> _Given information_:
□ □ □ □

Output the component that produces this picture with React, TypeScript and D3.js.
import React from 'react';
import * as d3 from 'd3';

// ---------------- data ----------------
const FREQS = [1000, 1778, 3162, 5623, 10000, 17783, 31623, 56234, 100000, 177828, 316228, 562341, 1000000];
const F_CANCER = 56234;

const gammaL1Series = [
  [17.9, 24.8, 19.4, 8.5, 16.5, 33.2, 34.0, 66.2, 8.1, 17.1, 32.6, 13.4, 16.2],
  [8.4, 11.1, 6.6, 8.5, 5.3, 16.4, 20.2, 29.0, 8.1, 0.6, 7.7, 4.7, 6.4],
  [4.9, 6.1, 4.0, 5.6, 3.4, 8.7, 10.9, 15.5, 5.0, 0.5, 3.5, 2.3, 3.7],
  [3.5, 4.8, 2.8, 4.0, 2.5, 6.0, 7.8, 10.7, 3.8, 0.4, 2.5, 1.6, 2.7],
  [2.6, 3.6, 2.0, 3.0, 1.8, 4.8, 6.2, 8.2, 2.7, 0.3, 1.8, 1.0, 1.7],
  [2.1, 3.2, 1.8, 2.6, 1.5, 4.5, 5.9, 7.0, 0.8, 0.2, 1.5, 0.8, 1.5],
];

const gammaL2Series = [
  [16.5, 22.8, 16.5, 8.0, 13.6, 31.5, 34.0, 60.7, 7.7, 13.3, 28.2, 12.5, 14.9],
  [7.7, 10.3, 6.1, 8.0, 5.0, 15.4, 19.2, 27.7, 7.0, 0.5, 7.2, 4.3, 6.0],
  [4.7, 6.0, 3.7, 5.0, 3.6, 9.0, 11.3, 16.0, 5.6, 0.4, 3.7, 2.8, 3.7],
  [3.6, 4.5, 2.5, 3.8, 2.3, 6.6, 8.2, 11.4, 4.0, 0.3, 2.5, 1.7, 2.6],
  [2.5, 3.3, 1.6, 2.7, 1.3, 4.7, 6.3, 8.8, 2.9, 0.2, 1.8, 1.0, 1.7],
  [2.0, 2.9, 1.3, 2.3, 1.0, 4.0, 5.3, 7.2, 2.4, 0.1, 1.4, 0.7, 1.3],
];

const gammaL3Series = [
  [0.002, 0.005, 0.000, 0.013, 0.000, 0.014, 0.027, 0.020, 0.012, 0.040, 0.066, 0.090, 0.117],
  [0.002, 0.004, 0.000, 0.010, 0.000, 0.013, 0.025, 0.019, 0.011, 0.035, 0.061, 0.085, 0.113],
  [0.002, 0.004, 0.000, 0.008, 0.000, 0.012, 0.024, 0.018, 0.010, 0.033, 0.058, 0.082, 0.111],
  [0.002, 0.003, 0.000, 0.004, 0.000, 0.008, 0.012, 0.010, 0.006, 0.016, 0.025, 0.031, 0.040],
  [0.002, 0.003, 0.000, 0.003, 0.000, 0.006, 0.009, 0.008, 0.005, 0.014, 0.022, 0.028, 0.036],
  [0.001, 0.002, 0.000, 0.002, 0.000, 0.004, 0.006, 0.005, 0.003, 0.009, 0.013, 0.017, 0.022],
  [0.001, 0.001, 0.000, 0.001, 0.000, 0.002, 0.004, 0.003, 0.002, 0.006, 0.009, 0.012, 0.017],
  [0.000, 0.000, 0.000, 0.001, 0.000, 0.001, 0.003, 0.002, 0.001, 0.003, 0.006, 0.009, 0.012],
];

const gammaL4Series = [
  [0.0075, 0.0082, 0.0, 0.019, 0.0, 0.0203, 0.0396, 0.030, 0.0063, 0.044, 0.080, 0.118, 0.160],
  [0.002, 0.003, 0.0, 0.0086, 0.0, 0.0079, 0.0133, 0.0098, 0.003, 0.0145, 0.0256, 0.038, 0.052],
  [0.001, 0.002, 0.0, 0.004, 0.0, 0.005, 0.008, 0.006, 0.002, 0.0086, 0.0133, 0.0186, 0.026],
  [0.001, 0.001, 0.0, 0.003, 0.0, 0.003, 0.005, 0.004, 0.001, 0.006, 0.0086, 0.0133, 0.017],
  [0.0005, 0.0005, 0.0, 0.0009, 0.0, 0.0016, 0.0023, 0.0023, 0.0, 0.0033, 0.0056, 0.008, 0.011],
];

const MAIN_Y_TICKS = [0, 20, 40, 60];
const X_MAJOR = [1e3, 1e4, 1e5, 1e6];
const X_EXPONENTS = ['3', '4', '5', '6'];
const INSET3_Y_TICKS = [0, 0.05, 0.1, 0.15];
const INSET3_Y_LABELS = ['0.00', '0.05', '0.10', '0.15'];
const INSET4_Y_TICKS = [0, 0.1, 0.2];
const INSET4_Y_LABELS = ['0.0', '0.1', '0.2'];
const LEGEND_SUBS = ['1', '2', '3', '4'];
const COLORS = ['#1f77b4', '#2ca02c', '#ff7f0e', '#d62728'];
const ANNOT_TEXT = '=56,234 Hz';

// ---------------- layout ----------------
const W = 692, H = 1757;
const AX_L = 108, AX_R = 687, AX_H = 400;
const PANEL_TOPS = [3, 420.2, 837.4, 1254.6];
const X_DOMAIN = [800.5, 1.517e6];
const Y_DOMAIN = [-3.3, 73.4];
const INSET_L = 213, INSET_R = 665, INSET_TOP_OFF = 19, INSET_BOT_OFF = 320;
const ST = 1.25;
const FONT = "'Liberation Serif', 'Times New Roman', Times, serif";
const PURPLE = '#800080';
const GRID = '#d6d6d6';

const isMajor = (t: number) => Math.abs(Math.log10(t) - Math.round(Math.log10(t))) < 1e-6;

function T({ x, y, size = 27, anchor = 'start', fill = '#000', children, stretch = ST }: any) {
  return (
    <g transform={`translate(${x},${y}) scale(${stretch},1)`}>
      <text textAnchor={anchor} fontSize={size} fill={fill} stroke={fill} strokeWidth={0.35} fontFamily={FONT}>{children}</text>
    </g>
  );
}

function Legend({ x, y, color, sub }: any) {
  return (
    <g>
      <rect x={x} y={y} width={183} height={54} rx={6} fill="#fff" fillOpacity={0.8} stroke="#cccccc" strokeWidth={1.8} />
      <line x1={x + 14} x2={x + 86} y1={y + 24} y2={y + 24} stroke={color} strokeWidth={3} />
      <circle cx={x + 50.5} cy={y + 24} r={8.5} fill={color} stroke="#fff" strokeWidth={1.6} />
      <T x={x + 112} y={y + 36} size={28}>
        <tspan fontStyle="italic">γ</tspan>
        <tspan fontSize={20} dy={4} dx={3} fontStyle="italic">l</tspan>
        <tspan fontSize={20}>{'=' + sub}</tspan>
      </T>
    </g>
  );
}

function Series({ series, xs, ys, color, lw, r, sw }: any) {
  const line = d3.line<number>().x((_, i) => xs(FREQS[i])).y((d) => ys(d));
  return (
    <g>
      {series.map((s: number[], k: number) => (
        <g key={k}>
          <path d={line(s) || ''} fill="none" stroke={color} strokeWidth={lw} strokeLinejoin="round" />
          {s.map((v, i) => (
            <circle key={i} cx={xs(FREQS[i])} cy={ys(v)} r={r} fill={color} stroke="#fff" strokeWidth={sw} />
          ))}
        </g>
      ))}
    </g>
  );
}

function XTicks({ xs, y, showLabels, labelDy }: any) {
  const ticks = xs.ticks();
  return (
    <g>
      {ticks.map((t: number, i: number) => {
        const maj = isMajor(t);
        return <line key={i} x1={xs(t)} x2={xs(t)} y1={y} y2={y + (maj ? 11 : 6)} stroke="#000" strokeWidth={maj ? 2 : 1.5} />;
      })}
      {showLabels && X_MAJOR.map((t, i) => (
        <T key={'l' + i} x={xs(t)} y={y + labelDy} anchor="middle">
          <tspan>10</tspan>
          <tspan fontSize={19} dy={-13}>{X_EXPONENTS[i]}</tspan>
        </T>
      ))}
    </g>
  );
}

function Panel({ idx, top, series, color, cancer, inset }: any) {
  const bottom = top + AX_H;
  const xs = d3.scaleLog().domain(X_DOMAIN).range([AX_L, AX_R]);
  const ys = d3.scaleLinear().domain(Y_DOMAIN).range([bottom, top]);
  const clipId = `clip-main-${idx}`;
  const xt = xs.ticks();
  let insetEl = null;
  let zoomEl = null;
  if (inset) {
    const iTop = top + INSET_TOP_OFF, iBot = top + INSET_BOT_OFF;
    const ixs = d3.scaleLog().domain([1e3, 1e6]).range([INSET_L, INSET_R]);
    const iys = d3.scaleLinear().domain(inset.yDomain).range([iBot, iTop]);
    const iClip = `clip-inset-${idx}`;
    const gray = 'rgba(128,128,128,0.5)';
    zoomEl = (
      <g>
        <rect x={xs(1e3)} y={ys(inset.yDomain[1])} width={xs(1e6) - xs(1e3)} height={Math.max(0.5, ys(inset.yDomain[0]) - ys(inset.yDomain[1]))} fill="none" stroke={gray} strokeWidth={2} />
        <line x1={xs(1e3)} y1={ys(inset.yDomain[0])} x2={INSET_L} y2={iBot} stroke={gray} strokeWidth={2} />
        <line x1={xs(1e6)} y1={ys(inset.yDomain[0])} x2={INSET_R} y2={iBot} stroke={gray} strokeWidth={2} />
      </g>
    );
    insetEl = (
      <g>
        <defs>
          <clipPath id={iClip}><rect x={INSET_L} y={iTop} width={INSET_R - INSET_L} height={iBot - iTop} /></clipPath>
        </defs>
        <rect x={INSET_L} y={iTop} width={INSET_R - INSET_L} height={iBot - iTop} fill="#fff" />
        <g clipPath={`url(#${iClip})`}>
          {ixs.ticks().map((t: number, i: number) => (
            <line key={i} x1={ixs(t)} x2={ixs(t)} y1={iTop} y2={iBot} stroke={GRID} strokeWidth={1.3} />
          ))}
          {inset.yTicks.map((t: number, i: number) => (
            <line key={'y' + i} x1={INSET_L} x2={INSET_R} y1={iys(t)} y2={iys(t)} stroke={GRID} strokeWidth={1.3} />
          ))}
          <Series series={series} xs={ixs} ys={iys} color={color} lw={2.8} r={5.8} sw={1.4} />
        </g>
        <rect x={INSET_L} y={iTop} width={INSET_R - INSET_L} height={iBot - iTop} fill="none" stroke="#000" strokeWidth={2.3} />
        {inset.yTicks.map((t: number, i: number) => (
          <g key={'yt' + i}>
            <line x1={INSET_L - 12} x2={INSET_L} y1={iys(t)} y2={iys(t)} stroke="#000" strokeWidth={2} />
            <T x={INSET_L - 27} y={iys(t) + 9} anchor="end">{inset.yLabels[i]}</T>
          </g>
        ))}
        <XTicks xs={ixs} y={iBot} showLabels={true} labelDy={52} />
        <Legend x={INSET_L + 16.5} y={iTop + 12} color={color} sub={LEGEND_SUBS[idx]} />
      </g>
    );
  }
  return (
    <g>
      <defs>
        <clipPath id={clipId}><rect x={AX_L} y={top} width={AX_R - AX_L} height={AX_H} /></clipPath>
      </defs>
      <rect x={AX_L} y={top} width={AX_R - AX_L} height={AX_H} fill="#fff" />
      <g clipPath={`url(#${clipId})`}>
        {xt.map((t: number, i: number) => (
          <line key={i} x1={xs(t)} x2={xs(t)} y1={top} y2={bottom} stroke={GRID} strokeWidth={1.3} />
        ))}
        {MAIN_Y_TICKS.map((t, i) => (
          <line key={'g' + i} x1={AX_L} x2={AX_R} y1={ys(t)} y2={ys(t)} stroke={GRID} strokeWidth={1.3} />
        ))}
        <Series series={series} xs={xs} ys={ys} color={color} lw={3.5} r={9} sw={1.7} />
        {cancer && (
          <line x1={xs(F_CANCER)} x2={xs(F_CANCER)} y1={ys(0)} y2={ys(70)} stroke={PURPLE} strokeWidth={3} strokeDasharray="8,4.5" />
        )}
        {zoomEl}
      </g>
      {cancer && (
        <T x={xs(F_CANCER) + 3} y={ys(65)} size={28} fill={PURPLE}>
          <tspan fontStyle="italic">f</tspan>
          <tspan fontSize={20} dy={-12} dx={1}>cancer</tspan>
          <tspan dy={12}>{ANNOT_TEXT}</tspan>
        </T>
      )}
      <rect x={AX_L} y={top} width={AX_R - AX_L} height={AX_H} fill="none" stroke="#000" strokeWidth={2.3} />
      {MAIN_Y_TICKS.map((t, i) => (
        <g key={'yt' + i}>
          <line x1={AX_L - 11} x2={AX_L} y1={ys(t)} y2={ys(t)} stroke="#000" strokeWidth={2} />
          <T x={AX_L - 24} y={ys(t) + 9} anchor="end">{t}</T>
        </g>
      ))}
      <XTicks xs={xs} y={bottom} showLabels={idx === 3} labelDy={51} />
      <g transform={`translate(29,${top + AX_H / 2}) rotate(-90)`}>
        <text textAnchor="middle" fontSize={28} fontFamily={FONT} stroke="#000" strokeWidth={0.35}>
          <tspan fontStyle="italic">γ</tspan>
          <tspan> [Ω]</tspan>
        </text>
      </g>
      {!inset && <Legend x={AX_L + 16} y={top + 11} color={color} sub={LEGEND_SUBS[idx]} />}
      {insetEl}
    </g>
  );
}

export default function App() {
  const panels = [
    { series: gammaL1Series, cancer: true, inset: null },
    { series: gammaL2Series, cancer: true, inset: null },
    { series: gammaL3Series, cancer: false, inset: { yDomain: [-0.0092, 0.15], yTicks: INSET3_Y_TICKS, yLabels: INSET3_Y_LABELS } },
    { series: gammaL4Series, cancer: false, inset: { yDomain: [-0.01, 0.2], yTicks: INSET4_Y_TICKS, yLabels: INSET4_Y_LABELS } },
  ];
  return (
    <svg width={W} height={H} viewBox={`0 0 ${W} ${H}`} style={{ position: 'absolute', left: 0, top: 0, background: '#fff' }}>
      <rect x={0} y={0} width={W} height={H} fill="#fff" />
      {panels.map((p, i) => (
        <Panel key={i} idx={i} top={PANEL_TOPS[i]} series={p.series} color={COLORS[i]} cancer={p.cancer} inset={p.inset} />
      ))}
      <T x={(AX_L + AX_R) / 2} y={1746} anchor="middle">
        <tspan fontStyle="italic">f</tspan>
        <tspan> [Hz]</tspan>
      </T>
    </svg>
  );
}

□ □ □ □

Return exactly the lines that run from the top of the listing above to the line containing "const F_CANCER = 56234;", please, keeping both end lines and leaving out everything else.

> _Solved exercise_:
Output the component that produces this picture with React, TypeScript and D3.js.
import React from 'react';
import * as d3 from 'd3';

// ---------------- data ----------------
const FREQS = [1000, 1778, 3162, 5623, 10000, 17783, 31623, 56234, 100000, 177828, 316228, 562341, 1000000];
const F_CANCER = 56234;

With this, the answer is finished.